Oligarki Musuh Bersama
Oleh: Lukman Hakim, Wakil Ketua Umum Partai Rakyat Adil Makmur (PRIMA)jpnn.com - Keberhasilan gerakan reformasi 1998 tak lepas dari gerakan rakyat yang berhasil mengidentifikasi orde baru (Orba) sebagai musuh bersama. Kesadaran itu dengan cepat menular secara masif di kalangan Rakyat.
Partai Rakyat Demokratik menerjemahkan ke dalam gerakan anti-Kediktaktoran Orde Baru. Arus reformasi menggelora di mana-mana dan akhirnya orde baru jatuh.
Reformasi yang digadang sebagai jalan menuju kesejahteraan rakyat disikapi secara euforia massal tanpa adanya kekuatan politik alternatif yang mumpuni. Di saat yang sama kekuatan imperialisme diam-diam mengonsolidasikan diri melalui channel-channel politik bahkan melalui isu-isu demokratisasi.

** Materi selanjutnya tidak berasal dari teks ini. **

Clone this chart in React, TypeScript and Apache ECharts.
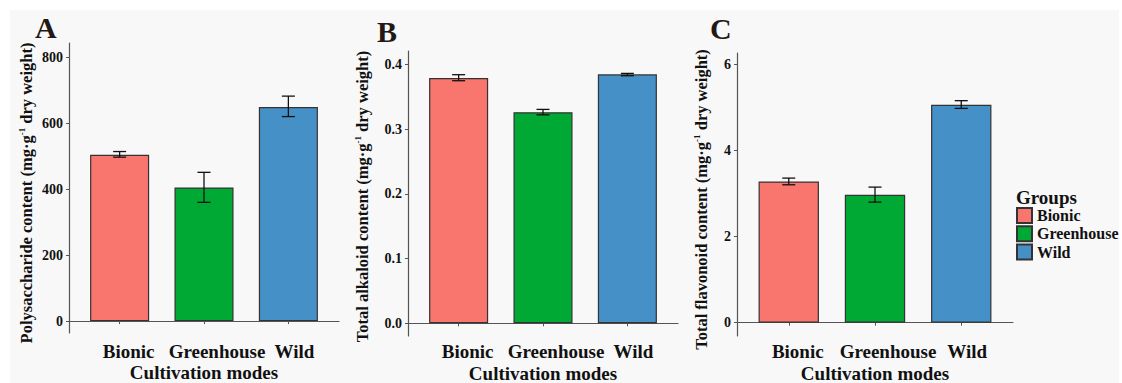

Tak disangkal bahwa imperialisme berhasil mengikat Indonesia melalui LoI IMF yang ditandatangani Soeharto tak lama sebelum jatuh. Orde Baru boleh jatuh, tetapi roh imperialisme tidak mati.
Arus liberalisasi tersamarkan dalam euforia demokratisasi melalui pemilu dan juga proses politik di parlemen hingga mampu mengamendemen UUD 1945. Pasal krusial, yaitu pasal 33 berhasil dimodifikasi untuk kepentingan liberalisasi ekonomi dan melapangkan jalan bagi eksploitasi sumber daya ekonomi dan alam Indonesia.
Aturan jaminan sosial dicangkokkan dan melahirkan UU SJSN dan BPJS. Privatisasi BUMN strategis secara sistemik terus berlangsung meski korban dari rakyat berjatuhan.
Kemudian UU Minerba, UU SDA dan terakhir UU Ciptakerja. The Economist Intelligence Unit (EIU) dalam Laporan Indeks Demokrasi 2020, Indonesia mencatat skor terendah dalam 14 tahun terakhir yaitu menduduki peringkat ke-64 dunia dengan skor 6.3.
Dalam prosesnya, imperialisme dan liberalisasi melahirkan kekuatan sekelompok kecil (kaum 1 persen) yang berhasil menguasai separo sumber penghidupan rakyat banyak (kaum 99 persen).